Thanks to sickness and leave and other interruptions I didn't get a whole lot done in my shift, and I didn't do a very good job of recording the things I did do I'm afraid.

# ffmpeg 5

I spent a while looking at the ongoing ffmpeg 5 transition and it's a huge mess. ffmpeg itself has now migrated but there are a pretty large set of packages on NBS depending on the old ffmpeg libraries. Dan did a great job of sorting out all the easy and easy-ish stuff here but most (all?) of the remaining packages seem to require at best moving to much newer upstreams than are present in the archive or at worse extensive upstream work (some packages may be able to be built without ffpmeg support until upstream catches up, which degrades functionality but might be worth doing as a stop gap). I feel like at this point it is not really something that is suitable for +1 maintenance work. Unless someone who already has experience with ffmpeg can devote an entire shift to it, I'm not sure what our plan should be.

# opencv

This is the other big in progress transition. I don't really know what the hold up is here: it seems that opencv is failing to build on armhf and arm64 due to infrastructure issues?

# simpler NBS stuff

vzctl was the only package depending on libcgroups1. I uploaded a no-change rebuild and it migrated.

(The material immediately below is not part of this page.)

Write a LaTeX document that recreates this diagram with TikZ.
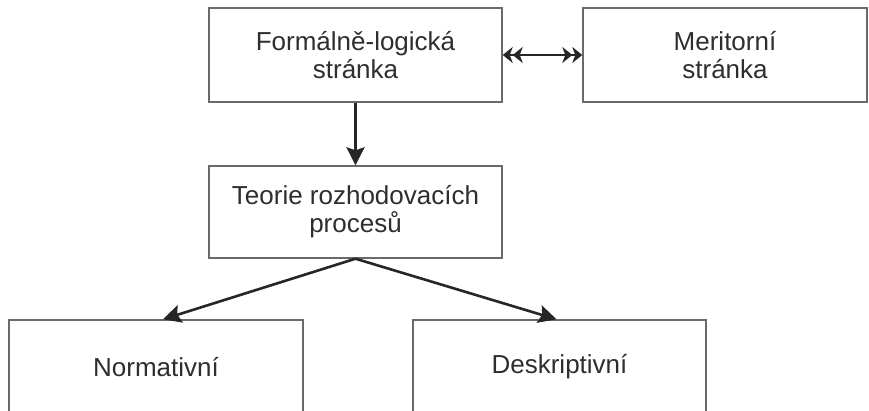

astrometry.net's failing autopkgtests were the only thing keeping libnetpbm10 files around. Steve had patched astrometry.net's dependencies to point at libnetpbm11-dev but an include path fix was also needed, which I uploaded.

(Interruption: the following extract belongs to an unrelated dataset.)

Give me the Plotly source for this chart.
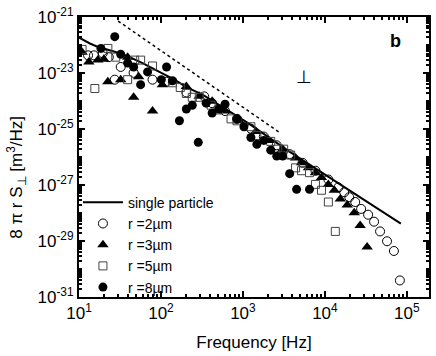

autofdo (last package depending on libgoogle-glog0v5) ftbfs, probably because our llvm is too new. Upstream /may/ have this fixed in git, unfortunately in an omnibus commit with the message "Update to the latest internal version." I suspect the two sensible options here are to just take upstream git as a new upstream version or remove the package (it has no rdeps).

gst-plugins-bad1.0: some tests time out on arm64. I don't know why -- the build completes in <15 minutes on all other architectures.

There is some stuff on NBS due to a ldc transition: r-to-d, appstream-generator, tilix, etc. AFAICT all of these packages have been removed from Debian testing and I guess we should follow along.

The 'apertium' source package changed the name of the binary package for its library part and apertium-recursive needed a no-change rebuild to pick this up.